There is one point more on which I wish to say a few words. The duty of teaching others. You are perhaps acquainted with the sketch of the Clerk of Oxenford in the Prologue to the Canterbury Tales. After a graphic description of the Clerk's personal appearance, and a brief notice of his limited pecuniary success in life, which Chaucer explains by the following reference to his tastes,—

For him was lever have at his beddesheed
Twenty books, clothed in black and reed,
Of Aristotil, and of his philosophie,
Than robus riche, or fithul or sawtrie,
But although he were a philosophre,
Yet hadde he but litul gold in cofre.


The Father of English Poetry gives his last touch to the portrait in the line,

And gladly wolde he lerne, and gladly teche.

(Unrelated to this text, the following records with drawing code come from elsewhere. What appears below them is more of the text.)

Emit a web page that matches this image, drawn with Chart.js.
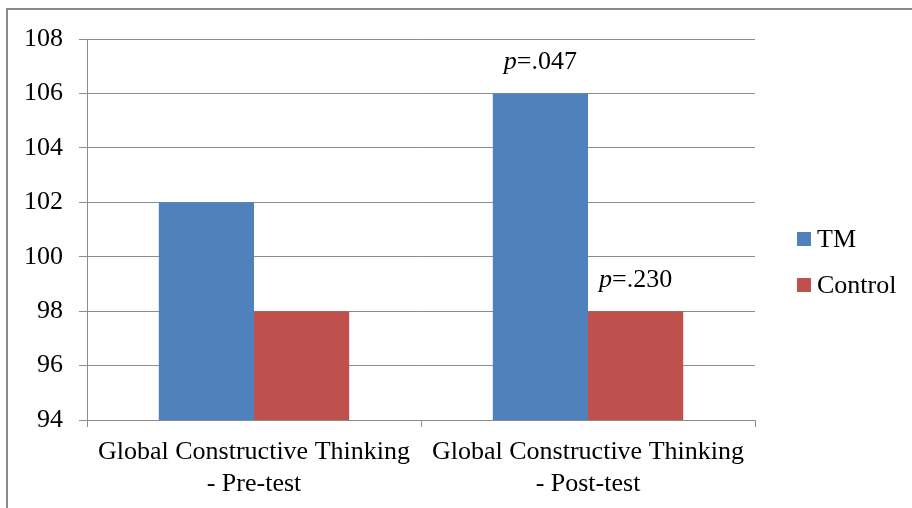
<!DOCTYPE html>
<html>
<head>
    <meta charset="utf-8" />
    <title>chart</title>
    <script src="https://cdn.jsdelivr.net/npm/chart.js"></script>
    <style>
        body {
            margin: 0;
            background: #ffffff;
        }

        .frame {
            position: absolute;
            left: 6px;
            top: 8px;
            width: 1000px;
            height: 600px;
            border-left: 2px solid #8a8a8a;
            border-top: 2px solid #8a8a8a;
        }

        #barChart {
            position: absolute;
            left: 0;
            top: 0;
        }
    </style>
</head>
<body>
    <div class="frame"></div>
    <canvas id="barChart" width="912" height="508"></canvas>

<script>
    // data
    var categories = [
        ["Global Constructive Thinking", "- Pre-test"],
        ["Global Constructive Thinking", "- Post-test"]
    ];
    var seriesNames = ["TM", "Control"];
    var tmValues = [102, 106];
    var controlValues = [98, 98];
    var tmNotes = ["", "p=.047"];
    var controlNotes = ["", "p=.230"];
    var yTicks = [94, 96, 98, 100, 102, 104, 106, 108];

    var fontFamily = "'Liberation Serif', 'Times New Roman', serif";
    var gridColor = "#8c8c8c";

    // p-values over the bars, "p" in italic
    var notePlugin = {
        id: 'notes',
        afterDatasetsDraw: function (chart) {
            var ctx = chart.ctx;
            var notes = [tmNotes, controlNotes];
            ctx.save();
            ctx.fillStyle = '#000';
            ctx.textBaseline = 'alphabetic';
            ctx.textAlign = 'left';
            chart.data.datasets.forEach(function (ds, i) {
                var meta = chart.getDatasetMeta(i);
                meta.data.forEach(function (bar, j) {
                    var txt = notes[i][j];
                    if (!txt) return;
                    var head = txt.charAt(0), rest = txt.slice(1);
                    ctx.font = "italic 26px " + fontFamily;
                    var w1 = ctx.measureText(head).width;
                    ctx.font = "26px " + fontFamily;
                    var w2 = ctx.measureText(rest).width;
                    var x = bar.x - (w1 + w2) / 2;
                    var y = bar.y - 24;
                    ctx.font = "italic 26px " + fontFamily;
                    ctx.fillText(head, x, y);
                    ctx.font = "26px " + fontFamily;
                    ctx.fillText(rest, x + w1, y);
                });
            });
            ctx.restore();
        }
    };

    // legend on the right, square markers
    var legendPlugin = {
        id: 'sideLegend',
        afterDraw: function (chart) {
            var ctx = chart.ctx;
            ctx.save();
            ctx.font = "26px " + fontFamily;
            ctx.textBaseline = 'alphabetic';
            ctx.textAlign = 'left';
            chart.data.datasets.forEach(function (ds, i) {
                var top = 232 + i * 46;
                ctx.fillStyle = ds.backgroundColor;
                ctx.fillRect(797, top, 14, 14);
                ctx.fillStyle = '#000';
                ctx.fillText(ds.label, 817, top + 15);
            });
            ctx.restore();
        }
    };

    var chart = new Chart(document.getElementById("barChart"), {
        type: 'bar',
        data: {
            labels: categories,
            datasets: [{
                label: seriesNames[0],
                data: tmValues,
                backgroundColor: "#4f81bd"
            }, {
                label: seriesNames[1],
                data: controlValues,
                backgroundColor: "#c0504d"
            }]
        },
        options: {
            responsive: false,
            animation: false,
            categoryPercentage: 0.57,
            barPercentage: 1.0,
            layout: {
                padding: { top: 39, right: 157, bottom: 0, left: 0 }
            },
            plugins: {
                legend: { display: false },
                tooltip: { enabled: false }
            },
            scales: {
                x: {
                    afterFit: function (scale) { scale.height = 88; },
                    grid: {
                        drawOnChartArea: false,
                        tickLength: 7,
                        color: gridColor,
                        lineWidth: 1
                    },
                    border: { color: gridColor, width: 1 },
                    ticks: {
                        color: '#000',
                        maxRotation: 0,
                        autoSkip: false,
                        padding: 10,
                        font: { family: fontFamily, size: 26, lineHeight: 1.2 }
                    }
                },
                y: {
                    min: 94,
                    max: 108,
                    afterFit: function (scale) { scale.width = 87; },
                    afterBuildTicks: function (scale) {
                        scale.ticks = yTicks.map(function (v) { return { value: v }; });
                    },
                    grid: {
                        color: gridColor,
                        lineWidth: 1,
                        tickLength: 8
                    },
                    border: { color: gridColor, width: 1 },
                    ticks: {
                        color: '#000',
                        padding: 16,
                        font: { family: fontFamily, size: 26 }
                    }
                }
            }
        },
        plugins: [notePlugin, legendPlugin]
    });
</script>
</body>
</html>
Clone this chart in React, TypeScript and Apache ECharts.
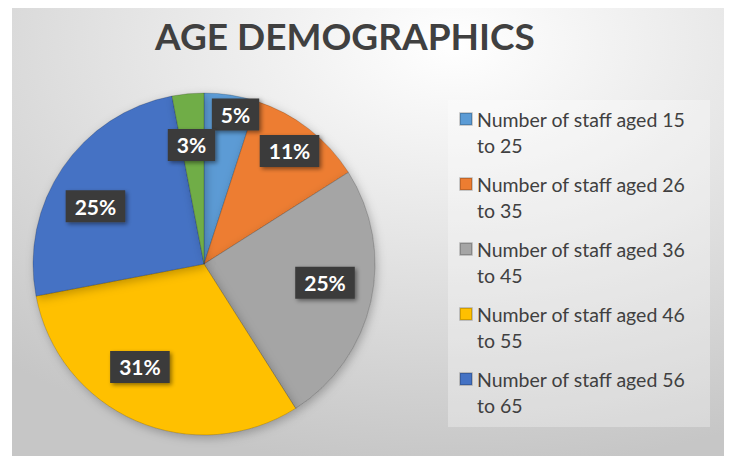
import React, { useEffect, useRef } from 'react';
import * as echarts from 'echarts';

const titleText = 'AGE DEMOGRAPHICS';
const categories = [
  'Number of staff aged 15 to 25',
  'Number of staff aged 26 to 35',
  'Number of staff aged 36 to 45',
  'Number of staff aged 46 to 55',
  'Number of staff aged 56 to 65',
  'Number of staff aged over 65',
];
const values = [5, 11, 25, 31, 25, 3];
const legendItems = categories.slice(0, 5);
const colors = ['#5B9BD5', '#ED7D31', '#A5A5A5', '#FFC000', '#4472C4', '#70AD47'];

// label placement (layout only): fraction of radius and angular nudge in degrees
const labelRadius = [0.894, 0.829, 0.716, 0.709, 0.719, 0.7];
const labelShift = [2.9, -0.7, -3.8, 8.5, -6.2, -0.6];

const CX = 204;
const CY = 264;
const R = 171;

export default function App() {
  const ref = useRef<HTMLDivElement>(null);
  useEffect(() => {
    if (!ref.current) return;
    const chart = echarts.init(ref.current, null, { renderer: 'svg' });
    const total = values.reduce((a, b) => a + b, 0);
    const font = 'Lato, "Open Sans", sans-serif';
    chart.setOption({
      animation: false,
      title: {
        text: titleText,
        left: 155,
        top: 17,
        padding: 0,
        textStyle: { fontFamily: font, fontSize: 37, fontWeight: 'bold', color: '#404040' },
      },
      graphic: [
        {
          type: 'rect',
          z: -10,
          shape: { x: 12, y: 8, width: 712, height: 448 },
          style: {
            fill: new echarts.graphic.RadialGradient(0.62, 0.08, 0.95, [
              { offset: 0, color: '#ffffff' },
              { offset: 0.45, color: '#e6e6e6' },
              { offset: 1, color: '#c6c6c6' },
            ]),
          },
        },
        {
          type: 'rect',
          z: -9,
          shape: { x: 448, y: 100, width: 262, height: 327 },
          style: { fill: 'rgba(255,255,255,0.3)' },
        },
      ],
      legend: {
        data: legendItems,
        orient: 'vertical',
        left: 459,
        top: 109,
        padding: 0,
        itemWidth: 12,
        itemHeight: 12,
        itemGap: 19,
        icon: 'rect',
        formatter: (name: string) => {
          const m = name.match(/^(.*) (to \d+)$/);
          return m ? `{t|${m[1]}}\n{t|${m[2]}}` : `{t|${name}}`;
        },
        textStyle: {
          padding: [26, 0, 0, 0],
          rich: {
            t: {
              fontFamily: font,
              fontSize: 19.5,
              lineHeight: 26,
              color: '#404040',
            },
          },
        },
      },
      series: [
        {
          type: 'pie',
          center: [CX, CY],
          radius: [0, R],
          startAngle: 90,
          clockwise: true,
          percentPrecision: 0,
          data: categories.map((name, i) => ({
            name,
            value: values[i],
            itemStyle: { color: colors[i] },
          })),
          itemStyle: {
            borderColor: 'rgba(0,0,0,0.18)',
            borderWidth: 1,
            shadowBlur: 10,
            shadowColor: 'rgba(0,0,0,0.25)',
            shadowOffsetX: 2,
            shadowOffsetY: 3,
          },
          emphasis: { disabled: true },
          label: {
            show: true,
            position: 'inside',
            formatter: '{d}%',
            fontFamily: font,
            fontSize: 21,
            fontWeight: 'bold',
            color: '#ffffff',
            backgroundColor: '#3b3b3b',
            padding: [6, 9, 5, 9],
            shadowBlur: 4,
            shadowColor: 'rgba(0,0,0,0.45)',
            shadowOffsetX: 2,
            shadowOffsetY: 2,
          },
          labelLine: { show: false },
          labelLayout: (params: any) => {
            const i = params.dataIndex;
            let before = 0;
            for (let k = 0; k < i; k++) before += values[k];
            const mid = ((before + values[i] / 2) / total) * 360 + labelShift[i];
            const a = (mid * Math.PI) / 180;
            const rr = R * labelRadius[i];
            return {
              x: CX + rr * Math.sin(a),
              y: CY - rr * Math.cos(a),
              align: 'center',
              verticalAlign: 'middle',
            };
          },
        },
      ],
    });
    return () => chart.dispose();
  }, []);
  return (
    <div
      ref={ref}
      style={{ position: 'fixed', left: 0, top: 0, width: 731, height: 456, background: '#ffffff' }}
    />
  );
}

That a student should "gladly lerne" is no more than every one would expect : but does a scholar always feel that his character is defective unless it can be said of him that he is also glad to "teche?" Irrespective of times and circumstances, it may be asserted that an individual should be ready and even anxious to

communicate to others the knowledge which he has himself acquired. But if such, as a general rule, be the duty of every educated man, how much more is it your duty Co assist in spreading enlightenment among the population of the Madras Presidency. We all feel how odious a character he possesses, who, having his granaries full of corn, looks with an unpitying eye on his starving countrymen. Be assured, he who has imbibed knowledge himself, and feels its powerful influence in the juster appreciation of all events which his cultivated intellect bestows upon him, in the more elevated moral standard, that is the natural accompaniment of judicious training, and in the additional sources of happiness which are opened up to him, cannot refrain from endeavouring to impart these blessings to others without committing a gross dereliction of duty, and placing himself on a level with the selfish hoarder of grain, who thinks only of his own necessities. The most direct mode of assisting to dispel the ignorance and the concomitant prejudices which unhappily prevail to so great an extent in this country, is to become Teachers. The profession of a schoolmaster is that which has been adopted by the most successful*[1] of this year's Bachelors, and I trust
  1. * The late Mr. T. Gopal Rau, afterwards a Fellow of the University.